Epílogo: La memoria persistente

«La memoria persistente es aquella que nos habita como el eco habita la montaña: invisible pero presente en cada susurro del viento.»

Al cerrar este capítulo —que no es fin sino pausa en el largo diálogo entre lo vivido y lo recordado— comprendo que las memorias no se escriben para ser archivadas sino para ser habitadas. Como casas que se construyen no para la vista sino para el refugio, estas palabras buscan ser morada donde otros exiliados —del tiempo, del espacio, del amor— puedan reconocer sus propias grietas y encontrar compañía en la soledad compartida.

Sombra se ha dormido junto al fuego que no se ve pero que calienta estas páginas. Mauricio, en algún lugar de la ciudad que nos adoptó, construye su propio mapa de pertenencias. Y yo, entre la tinta que se seca y los recuerdos que se avivan, sigo tejiendo este puente de palabras que une lo que fui con lo que seré, lo que perdí con lo que encontré, lo que dejé con lo que cargo.

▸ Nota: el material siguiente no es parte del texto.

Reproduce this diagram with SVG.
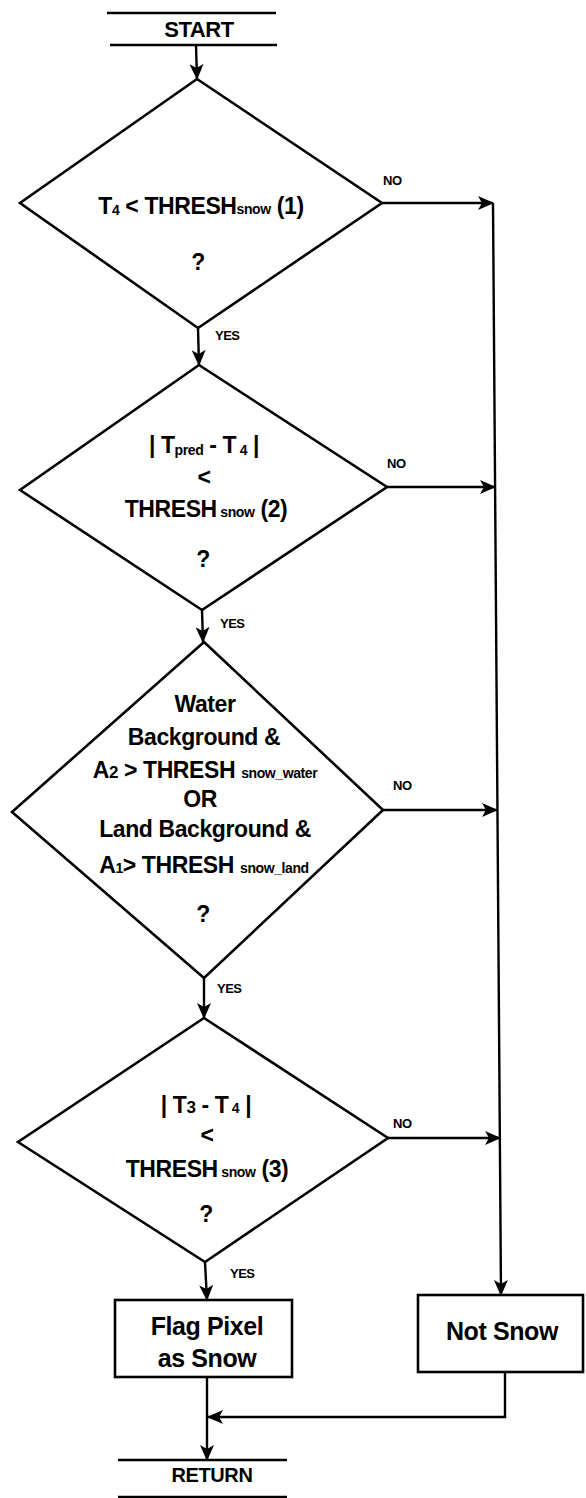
<svg xmlns="http://www.w3.org/2000/svg" width="586" height="1498" viewBox="0 0 586 1498">
<style>
.s{fill:none;stroke:#000;stroke-width:2.6;stroke-linejoin:miter}
.c{fill:none;stroke:#000;stroke-width:2.4}
.t{font-family:"Liberation Sans",Arial,sans-serif;font-weight:bold;fill:#000;text-anchor:middle;font-size:23px;letter-spacing:-0.4px}
.b{font-size:25px}
.sub{font-size:14px}
.l{font-family:"Liberation Sans",Arial,sans-serif;font-weight:bold;fill:#000;font-size:13px;letter-spacing:-0.5px}
</style>
<defs>
<marker id="ah" viewBox="0 0 16 14" refX="15" refY="7" markerWidth="16" markerHeight="14" markerUnits="userSpaceOnUse" orient="auto">
<path d="M0,0 L16,7 L0,14 L4,7 z" fill="#000"/>
</marker>
</defs>

<g id="start">
<line class="s" x1="107" y1="13" x2="276" y2="13"/>
<line class="s" x1="110" y1="45" x2="277" y2="45"/>
<text class="t" x="199" y="37" style="font-size:22px">START</text>
</g>

<g id="d1">
<polygon class="s" points="197,79 382,203 198,328 20,203"/>
<text class="t" x="201" y="214">T<tspan class="sub" dy="1">4</tspan><tspan dy="-1"> &lt; THRESH</tspan><tspan class="sub">snow</tspan> (1)</text>
<text class="t" x="198" y="270">?</text>
</g>

<g id="d2">
<polygon class="s" points="199,365 387,487 202,610 20,490"/>
<text class="t" x="204" y="453">| T<tspan class="sub" dy="2">pred</tspan><tspan dy="-2"> - T</tspan><tspan class="sub" dy="2"> 4</tspan><tspan dy="-2"> |</tspan></text>
<text class="t" x="204" y="485">&lt;</text>
<text class="t" x="206" y="517">THRESH<tspan class="sub"> snow</tspan> (2)</text>
<text class="t" x="203" y="567">?</text>
</g>

<g id="d3">
<polygon class="s" points="204,642 383,810 204,978 12,812"/>
<text class="t" x="205" y="712">Water</text>
<text class="t" x="204" y="745">Background &amp;</text>
<text class="t" x="205" y="778">A<tspan class="sub" style="font-size:17px">2</tspan> &gt; THRESH <tspan class="sub">snow_water</tspan></text>
<text class="t" x="200" y="807">OR</text>
<text class="t" x="205" y="837">Land Background &amp;</text>
<text class="t" x="204" y="873">A<tspan class="sub">1</tspan>&gt; THRESH <tspan class="sub">snow_land</tspan></text>
<text class="t" x="203" y="922">?</text>
</g>

<g id="d4">
<polygon class="s" points="204,1018 388,1138 205,1262 18,1142"/>
<text class="t" x="206" y="1113">| T<tspan class="sub" style="font-size:17px">3</tspan>  - T<tspan class="sub"> 4</tspan> |</text>
<text class="t" x="207" y="1143">&lt;</text>
<text class="t" x="207" y="1177">THRESH<tspan class="sub"> snow</tspan> (3)</text>
<text class="t" x="206" y="1222">?</text>
</g>

<g id="flag">
<rect class="s" x="115" y="1300" width="177" height="77"/>
<text class="t b" x="207" y="1335">Flag Pixel</text>
<text class="t b" x="207" y="1367">as Snow</text>
</g>

<g id="notsnow">
<rect class="s" x="418" y="1295" width="165" height="77"/>
<text class="t b" x="502" y="1340">Not Snow</text>
</g>

<g id="return">
<line class="s" x1="118" y1="1460" x2="287" y2="1460"/>
<line class="s" x1="118" y1="1497" x2="287" y2="1497"/>
<text class="t" x="212" y="1482" style="font-size:20px">RETURN</text>
</g>

<g id="connectors">
<line class="c" x1="196" y1="45" x2="197" y2="79" marker-end="url(#ah)"/>
<line class="c" x1="198" y1="328" x2="199" y2="365" marker-end="url(#ah)"/>
<line class="c" x1="202" y1="610" x2="203" y2="642" marker-end="url(#ah)"/>
<line class="c" x1="204" y1="978" x2="204" y2="1018" marker-end="url(#ah)"/>
<line class="c" x1="205" y1="1262" x2="207" y2="1300" marker-end="url(#ah)"/>
<line class="c" x1="382" y1="203" x2="493" y2="203" marker-end="url(#ah)"/>
<line class="c" x1="387" y1="487" x2="495" y2="487" marker-end="url(#ah)"/>
<line class="c" x1="383" y1="810" x2="497" y2="810" marker-end="url(#ah)"/>
<line class="c" x1="388" y1="1138" x2="500" y2="1138" marker-end="url(#ah)"/>
<line class="c" x1="493" y1="203" x2="501" y2="1295" marker-end="url(#ah)"/>
<polyline class="c" points="505,1372 505,1417 208,1417" marker-end="url(#ah)"/>
<line class="c" x1="207" y1="1377" x2="207" y2="1460" marker-end="url(#ah)"/>
<text class="l" x="383" y="185">NO</text>
<text class="l" x="387" y="468">NO</text>
<text class="l" x="393" y="790">NO</text>
<text class="l" x="393" y="1128">NO</text>
<text class="l" x="215" y="340">YES</text>
<text class="l" x="220" y="628">YES</text>
<text class="l" x="217" y="993">YES</text>
<text class="l" x="230" y="1278">YES</text>
</g>
</svg>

Porque al final, escribir memorias no es acto de nostalgia sino de resistencia. Es la forma más terca de decir: estuve aquí, amé aquí, dolí aquí, y todo eso —aunque se desvanezca como humo en el aire canadiense— tuvo sentido. Tiene sentido. Lo tendrá siempre, mientras haya alguien que lea, que recuerde, que reconozca en estas líneas su propio camino.

Y así, con Sombra de testigo silencioso y Montreal de anfitrión generoso, dejo estas pinceladas otoñales como quien deja un fuego encendido para el viajero que vendrá después. Para que sepa que aquí, en este rincón donde se cruzan tres idiomas y se encuentran dos mundos, alguien aprendió que el exilio también puede ser una forma de amor, y que la memoria —esa compañera fiel que nunca nos abandona— es el único territorio donde verdaderamente podemos volver a casa.

El otoño sigue cayendo, hoja a hoja, recuerdo a recuerdo. Y en cada caída, una promesa: que lo vivido no muere, solo se transforma. Como las hojas que nutren la tierra para que otros árboles crezcan, estas memorias se ofrecen como abono para futuras primaveras, para otros corazones que aprenderán a florecer en tierra ajena sin olvidar jamás el sabor de la primera lluvia que los bautizó.